GARDAÍ HAVE used pepper spray on almost 3,500 occasions since the so-called “less than lethal” weapon was rolled out across the force almost three years ago.

During 2010 – in its first full year of being used by the whole force, including uniformed and otherwise unarmed gardaí – the spray was used on 1,195 occasions.

In the following year there was an increase and it was used 1,421 times.

The spray had been used 790 times this year, to the end of the first week in August, according to the figures which have been confirmed by the Garda Síochána Ombudsman Commission.

Under current protocol, the Garda reports any incident in which the spray is used, to the commission.

However, unlike incidents in which firearms are discharged by gardaí, the system around the reporting of pepper spray incidents to the commission is a protocol rather than a legal requirement.

It means that some incidents in which the spray was used may not have come to the attention of the commission.

Despite the fact that the spray has been used several times a day on average, and its impact in overpowering the senses of those targeted, The Irish Times understands its use has not resulted in a large number of complaints to the commission from members of the public.

The roll-out of the spray across the force was first recommended by the Garda Inspectorate in 2006.

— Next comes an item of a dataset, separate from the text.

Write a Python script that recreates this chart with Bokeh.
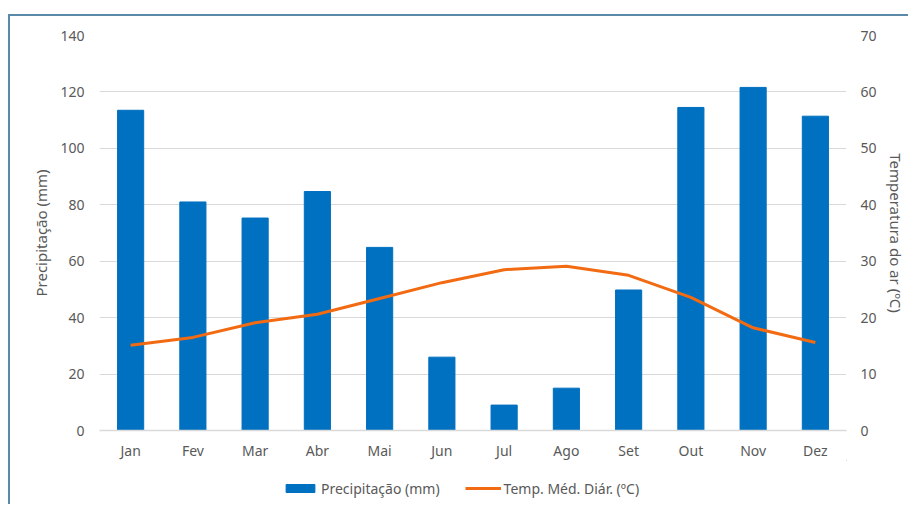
from bokeh.plotting import figure
from bokeh.layouts import column
from bokeh.models import (FactorRange, Range1d, LinearAxis, ColumnDataSource,
                          Legend, LegendItem)
from bokeh.embed import file_html
from bokeh.resources import INLINE

months = ["Jan", "Fev", "Mar", "Abr", "Mai", "Jun", "Jul", "Ago", "Set", "Out", "Nov", "Dez"]
precip = [113.5, 81.0, 75.3, 84.7, 64.9, 26.0, 9.0, 15.0, 49.8, 114.5, 121.6, 111.4]
temp = [15.1, 16.5, 19.1, 20.6, 23.4, 26.2, 28.5, 29.1, 27.5, 23.6, 18.2, 15.6]
y_left_ticks = [0, 20, 40, 60, 80, 100, 120, 140]
y_right_ticks = [0, 10, 20, 30, 40, 50, 60, 70]
series_names = ["Precipitação (mm)", "Temp. Méd. Diár. (ºC)"]

FONT = "Noto Sans"
GRAY = "#595959"
BLUE = "#0070c0"
ORANGE = "#f26b12"
FRAME = "#5b8aa8"

src = ColumnDataSource(dict(m=months, p=precip, t=temp))

p = figure(x_range=FactorRange(*months, range_padding=0),
           y_range=Range1d(0, 140),
           width=900, height=446, output_backend="svg", toolbar_location=None,
           min_border_left=89, min_border_right=64, min_border_top=19, min_border_bottom=32,
           styles={"margin-top": "14px", "margin-left": "8px",
                   "border-top": f"2px solid {FRAME}", "border-left": f"2px solid {FRAME}"})
p.outline_line_color = None
p.extra_y_ranges = {"temp": Range1d(0, 70)}

bars = p.vbar(x="m", top="p", width=0.42, source=src, color=BLUE)
line = p.line(x="m", y="t", source=src, y_range_name="temp", line_color=ORANGE, line_width=3)

p.yaxis.ticker = y_left_ticks
p.yaxis.axis_label = "Precipitação (mm)"

right = LinearAxis(y_range_name="temp", ticker=y_right_ticks, axis_label="Temperatura do ar (ºC)")
p.add_layout(right, "right")

for ax in [p.yaxis[0], right]:
    ax.axis_line_color = None
    ax.major_tick_line_color = None
    ax.minor_tick_line_color = None
    ax.major_label_text_font = FONT
    ax.major_label_text_font_size = "14px"
    ax.major_label_text_color = GRAY
    ax.axis_label_text_font = FONT
    ax.axis_label_text_font_size = "15px"
    ax.axis_label_text_font_style = "normal"
    ax.axis_label_text_color = GRAY
p.yaxis[0].major_label_standoff = 9
p.yaxis[0].axis_label_standoff = 6
right.major_label_standoff = 8
right.axis_label_standoff = 6

xa = p.xaxis[0]
xa.axis_line_color = "#d9d9d9"
xa.axis_line_width = 1.5
xa.major_tick_line_color = None
xa.minor_tick_line_color = None
xa.major_label_text_font = FONT
xa.major_label_text_font_size = "14px"
xa.major_label_text_color = GRAY
xa.major_label_standoff = 4

p.xgrid.grid_line_color = None
p.ygrid.grid_line_color = "#d9d9d9"
p.ygrid.grid_line_width = 1

# legend strip below the chart
p2 = figure(width=900, height=44, output_backend="svg", toolbar_location=None,
            x_range=Range1d(0, 1), y_range=Range1d(0, 1),
            x_axis_type=None, y_axis_type=None, min_border=0,
            styles={"margin-left": "8px", "border-left": f"2px solid {FRAME}"})
p2.outline_line_color = None
p2.xgrid.visible = False
p2.ygrid.visible = False
lb = p2.vbar(x=[5], top=[5], bottom=[4], width=0.1, color=BLUE)
ll = p2.line(x=[5, 6], y=[5, 5], line_color=ORANGE, line_width=3)

legend = Legend(items=[LegendItem(label=series_names[0], renderers=[lb]),
                       LegendItem(label=series_names[1], renderers=[ll])],
                orientation="horizontal", location=(183, 6),
                glyph_width=36, glyph_height=10, label_standoff=3, spacing=25,
                label_height=20,
                label_text_font=FONT, label_text_font_size="14px", label_text_color=GRAY,
                border_line_color=None, background_fill_alpha=0, padding=2, margin=0)
p2.add_layout(legend, "center")

layout = column(p, p2, spacing=0)
open("out.html", "w").write(file_html(layout, INLINE))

While it was first used by some specialist units, including the Emergency Response Unit which already had access to an array of weapons including firearms, and the Public Order Unit, the roll-out to unarmed uniformed gardaí was at first resisted.

In 2007, former Garda commissioner Noel Conroy ruled out arming uniformed members with the spray, saying he believed that such a move may be seen by some sections of the community as the arming of gardaí.

He believed it might cause more aggression to be directed at some gardaí from the public and damage the Garda’s relationship with the community.

However, when the number of attacks on gardaí doubled to 655 in the three years to 2008 it was decided to review the issue of pepper spray.

The decision to provide it to all Garda members was approved by the then Garda commissioner Fachtna Murphy and the government.

The move was welcomed at the time by the Garda Representative Association and the Association of Garda Sergeants and Inspectors who believed that the increased level of violence against their members warranted a response in the shape of the spray, as well as stab-proof vests.

A group of 300 was trained in their use in late 2009, followed by the full roll-out of the weapons the following year.

The spray can be used to incapacitate a person during a public order incident or in any other case where gardaí deem people to be a threat to the safety of a Garda or a member of the public.

While the spray overpowers the senses, and can be very painful when contact is made with the eyes, those targeted generally make a full recovery within minutes.